Don’t get me wrong: I agree with many of the problems Sachs sees. What is just strange is that he argues against government spending in the short run while he is in favor of government spending in the long run:
“The UK, for example, needs increased infrastructure and education investments, backed by taxes and public tariffs.”
Again, the short run crisis will make a long run impossible if it is not fixed. His last paragraph is pure “money doctor”:
When the world is changing rapidly and consequentially, as it is today, it is misguided to expect a “general theory”. As Hayek once recommended to Keynes, we instead need a tract for our times; one that responds to the new challenges posed by globalisation, climate change and information technology.
Posing himself as a man of the middle, he seeks support of those rooted in the center. Except that Keynes was right and Hayek wrong in the Great Depression. It is not politically correct to say that in the circles of Jeffrey Sachs, it seems. Ideology beats reality.

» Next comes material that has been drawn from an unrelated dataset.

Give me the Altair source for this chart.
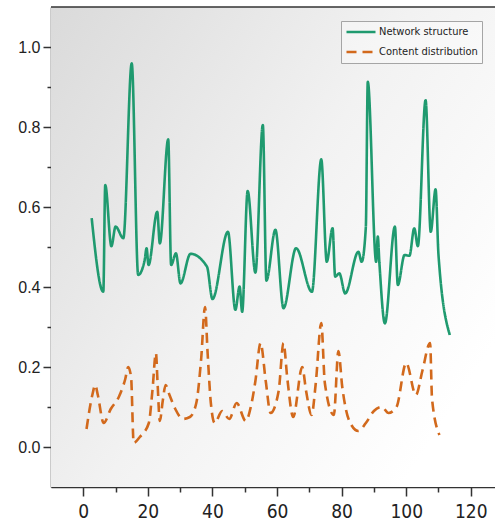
import altair as alt
import pandas as pd

# ---- data ----
series_names = ["Network structure", "Content distribution"]

net_x = [2.6, 6.2, 6.8, 8.7, 10.0, 12.4, 15.0, 17.0, 19.0, 19.6, 20.2, 22.9, 23.7,
         26.3, 27.2, 28.7, 30.1, 33.2, 38.3, 40.0, 44.8, 47.1, 48.4, 49.2, 50.9,
         53.3, 55.6, 56.7, 59.5, 62.0, 65.9, 70.8, 73.7, 75.4, 77.2, 78.0, 79.3,
         81.1, 85.2, 86.2, 87.5, 88.1, 90.7, 91.2, 91.7, 93.4, 96.5, 97.4, 99.5,
         101.0, 102.5, 103.6, 106.0, 107.6, 109.1, 110.0, 113.5]
net_y = [0.572, 0.388, 0.655, 0.502, 0.551, 0.522, 0.959, 0.430, 0.467, 0.497,
         0.455, 0.588, 0.509, 0.769, 0.455, 0.484, 0.409, 0.483, 0.451, 0.370,
         0.538, 0.343, 0.401, 0.338, 0.640, 0.436, 0.805, 0.416, 0.543, 0.347,
         0.497, 0.388, 0.719, 0.463, 0.547, 0.426, 0.434, 0.384, 0.488, 0.463,
         0.550, 0.913, 0.463, 0.526, 0.460, 0.309, 0.551, 0.405, 0.480, 0.478,
         0.547, 0.502, 0.867, 0.538, 0.644, 0.480, 0.280]

cont_x = [1.0, 2.8, 3.7, 4.5, 6.3, 8.5, 11.0, 13.0, 13.9, 14.8, 15.6, 17.5, 20.3,
          21.4, 22.5, 23.0, 23.7, 24.6, 25.5, 26.7, 28.5, 30.8, 33.0, 35.0, 36.5,
          37.7, 38.5, 39.5, 40.7, 43.0, 45.2, 47.5, 50.3, 52.0, 53.3, 54.9, 56.5,
          58.0, 60.5, 62.0, 63.2, 65.0, 67.8, 69.0, 70.7, 72.0, 73.7, 74.8, 77.6,
          79.0, 80.2, 82.5, 85.2, 87.5, 90.0, 92.5, 94.5, 97.0, 100.0, 103.0,
          105.0, 107.4, 108.0, 110.3]
cont_y = [0.045, 0.130, 0.155, 0.130, 0.060, 0.095, 0.125, 0.170, 0.200, 0.175,
          0.010, 0.025, 0.060, 0.140, 0.235, 0.160, 0.065, 0.115, 0.155, 0.130,
          0.095, 0.070, 0.075, 0.110, 0.220, 0.350, 0.235, 0.110, 0.060, 0.090,
          0.070, 0.110, 0.065, 0.105, 0.165, 0.260, 0.165, 0.085, 0.140, 0.260,
          0.170, 0.075, 0.200, 0.140, 0.080, 0.160, 0.310, 0.160, 0.080, 0.240,
          0.150, 0.063, 0.040, 0.060, 0.090, 0.100, 0.085, 0.100, 0.210, 0.130,
          0.190, 0.260, 0.120, 0.030]

x_tick_values = list(range(0, 130, 10))
y_tick_values = [round(i * 0.1, 1) for i in range(0, 11)]

df = pd.concat([
    pd.DataFrame({"x": net_x, "y": net_y, "series": series_names[0]}),
    pd.DataFrame({"x": cont_x, "y": cont_y, "series": series_names[1]}),
], ignore_index=True)

W, H = 444, 480
SANS = "Arial, 'Liberation Sans', 'DejaVu Sans', sans-serif"
NARROW = "'Liberation Sans Narrow', 'Arial Narrow', 'DejaVu Sans Condensed', Arial, 'Liberation Sans', sans-serif"

x_axis = alt.Axis(
    values=x_tick_values, title=None, grid=False,
    tickSize=9, tickWidth=1.5, tickColor="#333",
    tickDash={"condition": {"test": "round(datum.value) % 20 != 0", "value": [5, 20]},
              "value": [1, 0]},
    labelExpr="round(datum.value) % 20 == 0 ? datum.label : ''",
    labelFont=NARROW, labelFontSize=19, labelColor="#222",
    labelPadding=6, labelOverlap=False, labelFlush=False,
    domainColor="#333", domainWidth=1.5,
)
y_axis = alt.Axis(
    values=y_tick_values, title=None, grid=False,
    tickSize=8, tickWidth=1.5, tickColor="#333",
    tickDash={"condition": {"test": "round(datum.value * 10) % 2 != 0", "value": [4, 20]},
              "value": [1, 0]},
    labelExpr="round(datum.value * 10) % 2 == 0 ? format(datum.value, '.1f') : ''",
    labelFont=SANS, labelFontSize=16, labelColor="#222",
    labelPadding=3, labelOverlap=False, labelFlush=False,
    domainColor="#333", domainWidth=1.5,
)

legend = alt.Legend(
    title=None, orient="none", legendX=290, legendY=14,
    fillColor="rgba(255,255,255,0.35)", strokeColor="#a5a5a5",
    padding=4, symbolType="stroke", symbolSize=841, symbolStrokeWidth=2.5,
    clipHeight=14, rowPadding=6, labelOffset=2,
    labelFont=NARROW, labelFontSize=11, labelColor="#222",
)

bg = alt.Chart(pd.DataFrame({"k": [0]})).mark_rect(
    fill=alt.LinearGradient(
        gradient="linear",
        stops=[alt.GradientStop(color="#dadada", offset=0),
               alt.GradientStop(color="#f2f2f2", offset=0.55),
               alt.GradientStop(color="#ffffff", offset=1)],
        x1=0, y1=0, x2=1, y2=0.7,
    )
).encode(x=alt.value(0), x2=alt.value(W), y=alt.value(0), y2=alt.value(H))

lines = alt.Chart(df).mark_line(interpolate="monotone", strokeWidth=2.6).encode(
    x=alt.X("x:Q", scale=alt.Scale(domain=[-10, 127.5], nice=False, zero=False), axis=x_axis),
    y=alt.Y("y:Q", scale=alt.Scale(domain=[-0.1, 1.1], nice=False, zero=False), axis=y_axis),
    color=alt.Color("series:N", sort=series_names,
                    scale=alt.Scale(domain=series_names, range=["#1f9a6f", "#d2691c"]),
                    legend=legend),
    strokeDash=alt.StrokeDash("series:N", sort=series_names,
                              scale=alt.Scale(domain=series_names, range=[[1, 0], [10, 6]]),
                              legend=legend),
)

top = alt.Chart(pd.DataFrame({"k": [0]})).mark_rule(color="#333", strokeWidth=1.5).encode(
    x=alt.value(0), x2=alt.value(W), y=alt.value(0)
)

chart = alt.layer(bg, lines, top).properties(
    width=W, height=H,
    padding={"left": 51, "top": 7, "right": 0, "bottom": 42},
    autosize=alt.AutoSizeParams(type="none"),
).configure_view(stroke=None).configure(background="white")

chart.save("out.html", embed_options={"renderer": "svg", "actions": False})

And by the way: a general theory of a monetary economy should explain monetary crises. There are plenty of models. And there are some non-Keynesians in this business, too. Gary Gorton’s new book is based on the idea
‘that systemic financial crises all share a common structural cause: they begin as runs on short-term bank debt’ [interview with the FT].
There are many generations of models to explain financial crises, too.
I always thought that what unites economists is the belief that you can develop useful models, or better, a toolbox of models for different situations to help you analyze how the economy – a.k.a. social system – works. To do this in any serious way you have to think about the balance sheets of households, firms (real and financial) and government (plus central bank).